## Goal of the exercise
Both the line containing "Generate a Python" and the line containing "1.7, 1.45, 1.0]" are part of the range to copy, along with every line between them. Copy it exactly and leave out the pictures.

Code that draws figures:
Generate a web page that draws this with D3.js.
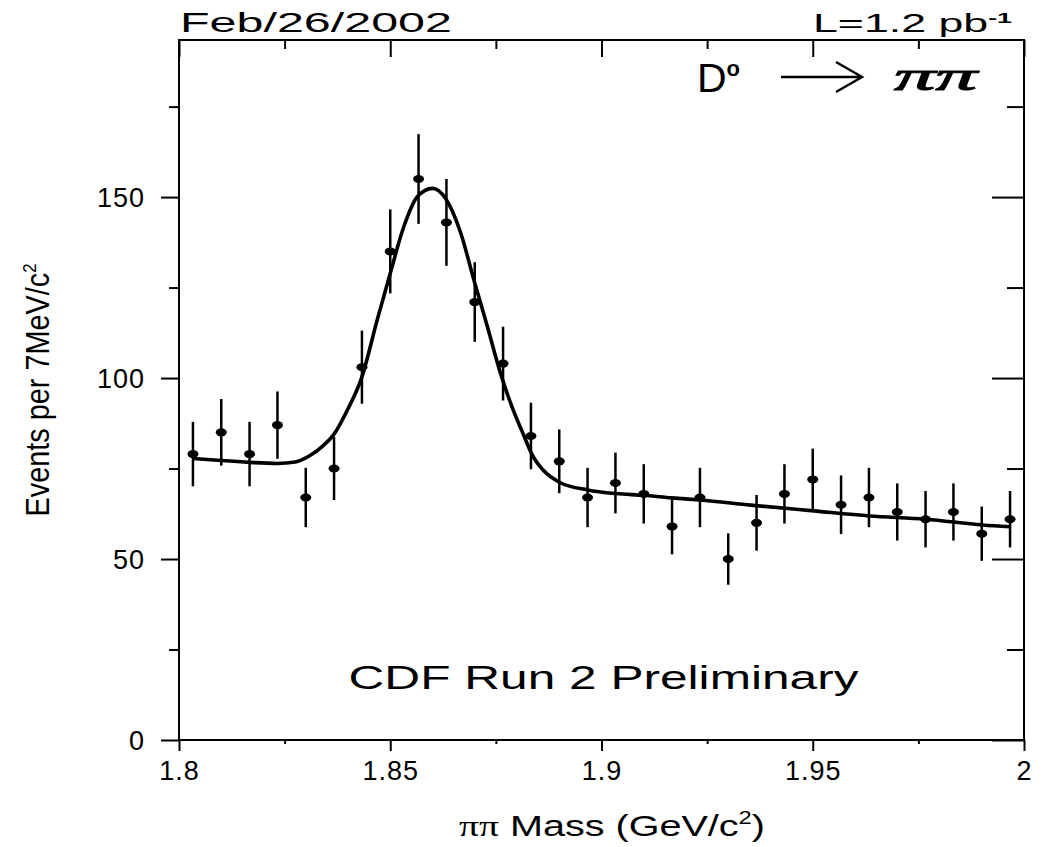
<!DOCTYPE html>
<html>
<head>
<meta charset="utf-8">
<script src="https://cdnjs.cloudflare.com/ajax/libs/d3/7.8.5/d3.min.js"></script>
<style>
body { margin: 0; background: #fff; }
text { font-family: "Liberation Sans", Arial, sans-serif; fill: #000; }
</style>
</head>
<body>
<div id="vis"></div>
<script>
"use strict";
// bin centres in GeV/c^2 (30 bins from 1.8 to 2.0)
var binMass = [1.8033, 1.8100, 1.8167, 1.8233, 1.8300, 1.8367, 1.8433, 1.8500, 1.8567, 1.8633,
    1.8700, 1.8767, 1.8833, 1.8900, 1.8967, 1.9033, 1.9100, 1.9167, 1.9233, 1.9300,
    1.9367, 1.9433, 1.9500, 1.9567, 1.9633, 1.9700, 1.9767, 1.9833, 1.9900, 1.9967];
var counts = [79, 85, 79, 87, 67, 75, 103, 135, 155, 143,
    121, 104, 84, 77, 67, 71, 68, 59, 67, 50,
    60, 68, 72, 65, 67, 63, 61, 63, 57, 61];
var errors = [8.9, 9.2, 8.9, 9.3, 8.2, 8.7, 10.1, 11.6, 12.4, 12.0,
    11.0, 10.2, 9.2, 8.8, 8.2, 8.4, 8.2, 7.7, 8.2, 7.1,
    7.7, 8.2, 8.5, 8.1, 8.2, 7.9, 7.8, 7.9, 7.5, 7.8];
// fitted curve
var fitMass = [1.8033, 1.8100, 1.8167, 1.8233, 1.8275, 1.8310, 1.8340, 1.8367, 1.8400, 1.8432,
    1.8469, 1.8501, 1.8532, 1.8564, 1.8600, 1.8631, 1.8667, 1.8698, 1.8730, 1.8761,
    1.8790, 1.8813, 1.8836, 1.8864, 1.8904, 1.8967, 1.9034, 1.9100, 1.9166, 1.9233,
    1.9353, 1.9502, 1.9635, 1.9768, 1.9902, 1.9967];
var fitValue = [77.8, 77.2, 76.7, 76.4, 76.8, 78.6, 81.2, 84.5, 91.5, 100.0,
    116.0, 129.4, 141.8, 150.1, 152.4, 149.6, 140.0, 127.1, 114.2, 101.3,
    91.5, 85.0, 78.8, 74.3, 71.0, 69.1, 68.1, 67.6, 66.9, 66.3,
    64.9, 63.3, 61.9, 61.0, 59.4, 58.9];
var xMajor = [1.8, 1.85, 1.9, 1.95, 2];
var xMinor = [1.825, 1.875, 1.925, 1.975];
var yMajor = [0, 50, 100, 150];
var yMinor = [25, 75, 125, 175];

var width = 1044, height = 847;
var margin = { top: 40, right: 20, bottom: 107, left: 179 };

var svg = d3.select('#vis')
    .append('svg')
    .attr('width', width)
    .attr('height', height);

var x = d3.scaleLinear()
    .domain([1.8, 2.0])
    .range([margin.left, width - margin.right]);
var y = d3.scaleLinear()
    .domain([0, 193.4])
    .range([height - margin.bottom, margin.top]);

var x0 = x.range()[0], x1 = x.range()[1];
var y0 = y.range()[0], y1 = y.range()[1];

function drawAxis(axis, tx, ty) {
    var g = svg.append('g')
        .attr('transform', 'translate(' + tx + ',' + ty + ')')
        .call(axis);
    g.select('.domain').remove();
    g.selectAll('line').attr('stroke', '#000').attr('stroke-width', 2);
    g.selectAll('text')
        .attr('fill', '#000')
        .style('font-size', '27px')
        .style('font-family', '"Liberation Sans", Arial, sans-serif');
    return g;
}

// bottom axis, ticks outward
var gb = drawAxis(d3.axisBottom(x).tickValues(xMajor).tickSize(11).tickSizeOuter(0)
    .tickPadding(10).tickFormat(function (d) { return '' + d; }), 0, y0);
gb.selectAll('text').style('letter-spacing', '1px');
drawAxis(d3.axisBottom(x).tickValues(xMinor).tickSize(4).tickSizeOuter(0)
    .tickFormat(''), 0, y0);
// top axis, ticks inward
drawAxis(d3.axisTop(x).tickValues(xMajor).tickSize(-17).tickSizeOuter(0)
    .tickFormat(''), 0, y1);
drawAxis(d3.axisTop(x).tickValues(xMinor).tickSize(-9).tickSizeOuter(0)
    .tickFormat(''), 0, y1);
// left axis, ticks outward
var gl = drawAxis(d3.axisLeft(y).tickValues(yMajor).tickSize(18).tickSizeOuter(0)
    .tickPadding(16).tickFormat(function (d) { return '' + d; }), x0, 0);
gl.selectAll('text').attr('dy', '0.36em').style('letter-spacing', '1px');
drawAxis(d3.axisLeft(y).tickValues(yMinor).tickSize(10).tickSizeOuter(0)
    .tickFormat(''), x0, 0);
// right axis, ticks inward
drawAxis(d3.axisRight(y).tickValues(yMajor).tickSize(-32).tickSizeOuter(0)
    .tickFormat(''), x1, 0);
drawAxis(d3.axisRight(y).tickValues(yMinor).tickSize(-17).tickSizeOuter(0)
    .tickFormat(''), x1, 0);

// frame
svg.append('rect')
    .attr('x', x0)
    .attr('y', y1)
    .attr('width', x1 - x0)
    .attr('height', y0 - y1)
    .attr('fill', 'none')
    .attr('stroke', '#000')
    .attr('stroke-width', 2);

// fit curve
var line = d3.line()
    .x(function (d) { return x(d[0]); })
    .y(function (d) { return y(d[1]); })
    .curve(d3.curveMonotoneX);
svg.append('path')
    .datum(d3.zip(fitMass, fitValue))
    .attr('d', line)
    .attr('fill', 'none')
    .attr('stroke', '#000')
    .attr('stroke-width', 3.6)
    .attr('stroke-linejoin', 'round');

// data points with error bars
var pts = svg.selectAll('.pt')
    .data(d3.range(binMass.length))
    .enter().append('g')
    .classed('pt', true);
pts.append('line')
    .attr('x1', function (i) { return x(binMass[i]); })
    .attr('x2', function (i) { return x(binMass[i]); })
    .attr('y1', function (i) { return y(counts[i] - errors[i]); })
    .attr('y2', function (i) { return y(counts[i] + errors[i]); })
    .attr('stroke', '#000')
    .attr('stroke-width', 2.5);
pts.append('ellipse')
    .attr('cx', function (i) { return x(binMass[i]); })
    .attr('cy', function (i) { return y(counts[i]); })
    .attr('rx', 5.5)
    .attr('ry', 4)
    .attr('fill', '#000');

// labels
svg.append('text')
    .attr('x', x0 + 1)
    .attr('y', 32)
    .attr('textLength', 272)
    .attr('lengthAdjust', 'spacingAndGlyphs')
    .style('font-size', '27px')
    .text('Feb/26/2002');

var lum = svg.append('text')
    .attr('x', 813)
    .attr('y', 32)
    .attr('textLength', 199)
    .attr('lengthAdjust', 'spacingAndGlyphs')
    .style('font-size', '25px');
lum.append('tspan').text('L=1.2 pb');
lum.append('tspan').attr('dy', -9).style('font-size', '15px').style('font-weight', 'bold').text('-1');

var decay = svg.append('g');
var dtext = decay.append('text')
    .attr('x', 697)
    .attr('y', 92)
    .style('font-size', '41px');
dtext.append('tspan').text('D');
dtext.append('tspan').attr('dy', -16).style('font-size', '22px').style('font-weight', 'bold').text('o');
decay.append('path')
    .attr('d', 'M781,77H861M836,62L862,77L836,92')
    .attr('fill', 'none')
    .attr('stroke', '#000')
    .attr('stroke-width', 2.5);
decay.append('text')
    .attr('x', 894)
    .attr('y', 90)
    .attr('textLength', 83)
    .attr('lengthAdjust', 'spacingAndGlyphs')
    .attr('stroke', '#000')
    .attr('stroke-width', 1)
    .style('font-family', '"Liberation Serif", serif')
    .style('font-style', 'italic')
    .style('font-size', '42px')
    .text('\u03c0\u03c0');

svg.append('text')
    .attr('x', (x0 + x1) / 2 + 2)
    .attr('y', 689)
    .attr('text-anchor', 'middle')
    .attr('textLength', 510)
    .attr('lengthAdjust', 'spacingAndGlyphs')
    .style('font-size', '33px')
    .text('CDF Run 2 Preliminary');

var xl = svg.append('text')
    .attr('x', 612)
    .attr('y', 836)
    .attr('text-anchor', 'middle')
    .attr('textLength', 306)
    .attr('lengthAdjust', 'spacingAndGlyphs')
    .style('font-size', '30px');
xl.append('tspan').style('font-family', '"Liberation Serif", serif').text('\u03c0\u03c0');
xl.append('tspan').text(' Mass (GeV/c');
xl.append('tspan').attr('dy', -12).style('font-size', '18px').text('2');
xl.append('tspan').attr('dy', 12).text(')');

var yl = svg.append('text')
    .attr('transform', 'translate(49,' + ((y0 + y1) / 2) + ') rotate(-90)')
    .attr('text-anchor', 'middle')
    .attr('textLength', 253)
    .attr('lengthAdjust', 'spacingAndGlyphs')
    .style('font-size', '33px');
yl.append('tspan').text('Events per 7MeV/c');
yl.append('tspan').attr('dy', -13).style('font-size', '19px').text('2');
</script>
</body>
</html>
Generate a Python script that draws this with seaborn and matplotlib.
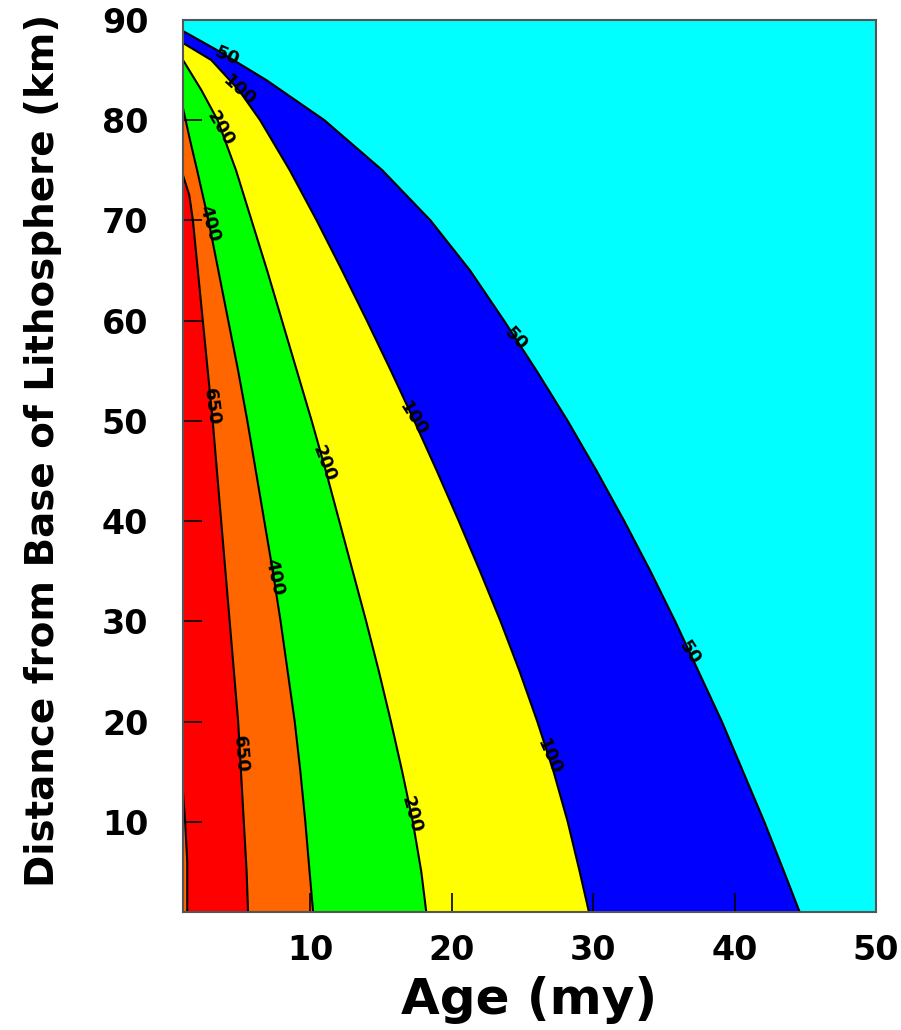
import numpy as np
import matplotlib
matplotlib.use("Agg")
import matplotlib.pyplot as plt
import seaborn as sns

# contour boundaries: (age in my, distance in km)
levels = ["50", "100", "200", "400", "650"]
fill_colors = ["#0000ff", "#ffff00", "#00ff00", "#ff6600", "#ff0000"]

d50 = [1, 5, 10, 15, 20, 25, 30, 35, 40, 45, 50, 55, 60, 65, 70, 75, 80, 84, 87, 88.9]
a50 = [44.6, 43.5, 42.1, 40.6, 39.1, 37.45, 35.8, 34.05, 32.2, 30.25, 28.2, 26.0,
       23.7, 21.3, 18.5, 15.1, 11.0, 6.9, 3.4, 1.0]

d100 = [1, 5, 10, 15, 20, 25, 30, 35, 40, 45, 50, 55, 60, 65, 70, 75, 80, 83, 86, 87.7]
a100 = [29.7, 29.05, 28.2, 27.2, 26.05, 24.8, 23.45, 22.0, 20.5, 18.95, 17.35,
        15.7, 14.0, 12.25, 10.45, 8.55, 6.45, 4.95, 3.0, 1.0]

d200 = [1, 5, 10, 15, 20, 25, 30, 35, 40, 45, 50, 55, 60, 65, 70, 75, 80, 83, 86]
a200 = [18.2, 17.85, 17.25, 16.5, 15.7, 14.85, 13.95, 13.0, 12.05, 11.1, 10.1,
        9.05, 8.0, 6.95, 5.85, 4.75, 3.45, 2.3, 1.0]

d400 = [1, 5, 10, 15, 20, 25, 30, 35, 40, 45, 50, 55, 60, 65, 70, 75, 78, 81.2]
a400 = [10.2, 9.95, 9.65, 9.3, 8.9, 8.4, 7.9, 7.35, 6.75, 6.15, 5.55, 4.9, 4.2,
        3.5, 2.8, 2.0, 1.5, 1.0]

d650 = [1, 5, 10, 15, 20, 25, 30, 35, 40, 45, 50, 55, 60, 65, 70, 72.5, 74.5]
a650 = [5.6, 5.5, 5.3, 5.1, 4.9, 4.6, 4.3, 4.0, 3.7, 3.4, 3.1, 2.75, 2.4, 2.05,
        1.7, 1.45, 1.0]

# small sliver of the 650 contour hugging the left edge near the bottom
d650_edge = [1, 6, 10, 13]
a650_edge = [1.3, 1.3, 1.15, 1.0]

# where the inline contour labels sit (distance along each curve)
label_d = {
    "50": [86.4, 58.2, 26.9],
    "100": [83.0, 50.2, 16.5],
    "200": [79.2, 45.7, 10.7],
    "400": [69.7, 34.4],
    "650": [51.4, 16.7],
}

xticks = [10, 20, 30, 40, 50]
yticks = [10, 20, 30, 40, 50, 60, 70, 80, 90]

sns.set_style("ticks")
plt.rcParams["font.family"] = ["DejaVu Sans"]
plt.rcParams["text.color"] = "black"
plt.rcParams["axes.labelcolor"] = "black"

fig = plt.figure(figsize=(9.01, 10.30), dpi=100)
ax = fig.add_axes([0.2031, 0.1146, 0.7692, 0.8660])
ax.set_axisbelow(False)
xmin, xmax, ymin, ymax = 1, 50, 1, 90
ax.set_xlim(xmin, xmax)
ax.set_ylim(ymin, ymax)

# background (below 50)
ax.fill_betweenx([ymin, ymax], xmin, xmax, color="#00ffff", lw=0, zorder=0)

curves = [(a50, d50), (a100, d100), (a200, d200), (a400, d400), (a650, d650)]
for (a, d), col in zip(curves, fill_colors):
    px = list(a) + [0, 0]
    py = list(d) + [d[-1], ymin - 1]
    ax.fill(px, py, color=col, lw=0, zorder=1)

# orange sliver at the left edge
ax.fill(list(a650_edge) + [0, 0], list(d650_edge) + [d650_edge[-1], ymin - 1],
        color="#ff6600", lw=0, zorder=1)

for a, d in curves + [(a650_edge, d650_edge)]:
    sns.lineplot(x=a, y=d, sort=False, estimator=None, color="black",
                 lw=1.5, ax=ax, zorder=2)

# contour labels, rotated roughly along the curve (reading downward)
for lev, (a, d) in zip(levels, curves):
    for dl in label_d[lev]:
        al = np.interp(dl, d, a)
        hi = (np.interp(dl + 2, d, a), dl + 2)
        lo = (np.interp(dl - 2, d, a), dl - 2)
        p_hi = ax.transData.transform(hi)
        p_lo = ax.transData.transform(lo)
        ang = np.degrees(np.arctan2((p_lo[1] - p_hi[1]) / 1.4, p_lo[0] - p_hi[0]))
        ax.text(al, dl, lev, rotation=ang, rotation_mode="anchor",
                ha="center", va="center", fontsize=13, fontweight="heavy",
                color="black", zorder=3)

ax.set_xticks(xticks)
ax.set_yticks(yticks)
ax.tick_params(direction="in", length=14, width=1.2, colors="black",
               labelcolor="black", labelsize=24)
ax.tick_params(axis="x", pad=16)
ax.tick_params(axis="y", pad=25)
for lab in ax.get_xticklabels() + ax.get_yticklabels():
    lab.set_fontweight("bold")
for sp in ax.spines.values():
    sp.set_color("#555555")
    sp.set_linewidth(1.5)
    sp.set_zorder(4)

ax.set_xlabel("Age (my)", fontsize=36, fontweight="bold")
ax.set_ylabel("Distance from Base of Lithosphere (km)", fontsize=28,
              fontweight="bold")
ax.xaxis.set_label_coords(0.5, -0.072)
ax.yaxis.set_label_coords(-0.175, 0.518)

fig.savefig("out.png", dpi=100)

## Exercise answer
Generate a Python script that draws this with seaborn and matplotlib.
import numpy as np
import matplotlib
matplotlib.use("Agg")
import matplotlib.pyplot as plt
import seaborn as sns

# contour boundaries: (age in my, distance in km)
levels = ["50", "100", "200", "400", "650"]
fill_colors = ["#0000ff", "#ffff00", "#00ff00", "#ff6600", "#ff0000"]

d50 = [1, 5, 10, 15, 20, 25, 30, 35, 40, 45, 50, 55, 60, 65, 70, 75, 80, 84, 87, 88.9]
a50 = [44.6, 43.5, 42.1, 40.6, 39.1, 37.45, 35.8, 34.05, 32.2, 30.25, 28.2, 26.0,
       23.7, 21.3, 18.5, 15.1, 11.0, 6.9, 3.4, 1.0]

d100 = [1, 5, 10, 15, 20, 25, 30, 35, 40, 45, 50, 55, 60, 65, 70, 75, 80, 83, 86, 87.7]
a100 = [29.7, 29.05, 28.2, 27.2, 26.05, 24.8, 23.45, 22.0, 20.5, 18.95, 17.35,
        15.7, 14.0, 12.25, 10.45, 8.55, 6.45, 4.95, 3.0, 1.0]

d200 = [1, 5, 10, 15, 20, 25, 30, 35, 40, 45, 50, 55, 60, 65, 70, 75, 80, 83, 86]
a200 = [18.2, 17.85, 17.25, 16.5, 15.7, 14.85, 13.95, 13.0, 12.05, 11.1, 10.1,
        9.05, 8.0, 6.95, 5.85, 4.75, 3.45, 2.3, 1.0]

d400 = [1, 5, 10, 15, 20, 25, 30, 35, 40, 45, 50, 55, 60, 65, 70, 75, 78, 81.2]
a400 = [10.2, 9.95, 9.65, 9.3, 8.9, 8.4, 7.9, 7.35, 6.75, 6.15, 5.55, 4.9, 4.2,
        3.5, 2.8, 2.0, 1.5, 1.0]

d650 = [1, 5, 10, 15, 20, 25, 30, 35, 40, 45, 50, 55, 60, 65, 70, 72.5, 74.5]
a650 = [5.6, 5.5, 5.3, 5.1, 4.9, 4.6, 4.3, 4.0, 3.7, 3.4, 3.1, 2.75, 2.4, 2.05,
        1.7, 1.45, 1.0]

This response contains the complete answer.